両方とも前向きに見える言葉ですが、中身は全くそうではありません。

 

www.huffingtonpost.jp

企業の人減らしが加速している。社員の希望退職を募った上場企業は、東京商工リサーチによると今年上半期(1~6月)だけで41社あり、昨年1年間を上回った。リーマン・ショックの影響が残る2010年上半期以来10年ぶりの高水準となった。7月は少なくとも4社が公表していて、今後も増えそうだ。

 

希望退職という言葉には「希望」という言葉が含まれています。辞めることを望むという意味だけ取っていますが、もし何もなければ会社を辞めたい人なんていないはずです。本人が辞めざるを得ないような環境づくりをしていく。これが希望退職の本質にあると思います。

こんな業績で、会社には明るい未来は無く残っていてもあなたには仕事はない。今辞める決断をすれば、退職金も積み増すし再就職も援助する。こんなところでしょうか。退職することに希望がありそうな言葉ですが、確実にトリックです。経営側からすれば結論ありきで、そこに対してシナリオをどう整備するかが人事・管理側の手腕となります。

希望退職は、確実に、構造改革という言葉とセットで使われます。「改革」と言う前向きな言葉がまた含まれていますが実情はシビアです。外部環境に変化が無ければ儲からないあるいは赤字が確実なので、事業にかかる費用、特に大きな割合を占める人件費を減らしていく。何もしなくても黒字になる構造。これが欲しいので構造改革をします。構造改革のためには人減らしですが、単に人数の問題ではなく、ベテラン・中堅・若手がどの程度のバランスでいればいいか計算します。その上で、それは誰なのか。誰は残らないといけないのか。私が構造改革するならそこまでシミュレーションします。具体性のない改革シナリオなどいくら立てても飾りにしかなりません。どこぞの企業がこれができなくて昨今滅びそうなのを知っています。

さて、いざ、退職させたい人物が決まったら、あとは具体的な環境づくりです。残るとされた管理職は個別に集められ、極秘リストを見せられます。会社はこういうつもりだ。あなたには残って欲しい。そして、残してほしいメンバーも選定してほしい。

構造改革ですから、単に既存組織のスリム化だけではありません。事業そのものを終了としたり、統合したりを計画します。結果的に管理職から配下含めて全員転籍となるケースも生まれます。この場合はリスト化どころではなく、全員が対象です。

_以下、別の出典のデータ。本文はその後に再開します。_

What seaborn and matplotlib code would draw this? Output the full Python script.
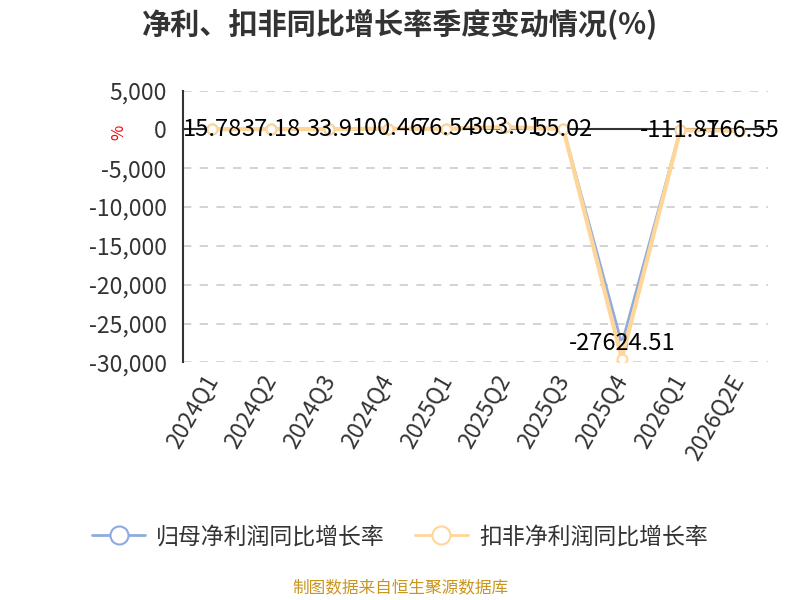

管理職から名指しで会社を追い出したいとするケース、あとは、業務全体が消失するため、間接部門から営業への転籍など仕事を取り上げられるケース。様々です。いろいろなパターンは全て洗い出されます。それぞれに対し、退職を選んだ方が有利になるように理論武装します。全ての理論武装が終わるまでは、コアな関係者以外全て内密です。

その後、キャンペーンは開始されます。メディアにもリークし全社員へ必要性を喚起します。自分はどうなのか、そう考えたときに、対象者は転職したほうが絶対に今後生きていく上で条件がいいと思いこまされます。今の自分の仕事が継続する可能性を完全に否定されたうえで、退職する道が輝いて見えるのです。これなら、ということで大部分の人が予定通り希望して退職していく、というのが実情だと思われます。

欧米だとこんなにまどろっこしいことはしないでしょう。今日で仕事は終わりだ。荷物を持って退出してくれ。それぐらいドラスティックです。日本においては経営の労働者への解雇権が著しく制限されているので、何とも戦略的で陰湿な方法が正攻法とされています。一時コストがかかるにしろ、「希望」「改革」という言葉は防御力が高いです。

ということで、どうも希望退職や構造改革を企業が行うと、あたかも優秀な人が先に出てそうでない人が会社に居残ると思われがちですが、内情はもっと狡猾で、トリックの塊だということを言っておきたいと思います。

残らなければいけない人には、一般社員と全く違うアプローチがされる。そして、狙った人が希望するように線路が事前に敷かれている。

たくさんの企業がこの仕掛けを今考えているはずです。

会社に危険な道に誘導されないよう、自分の仕事と周辺を注意深く観察していく必要があります。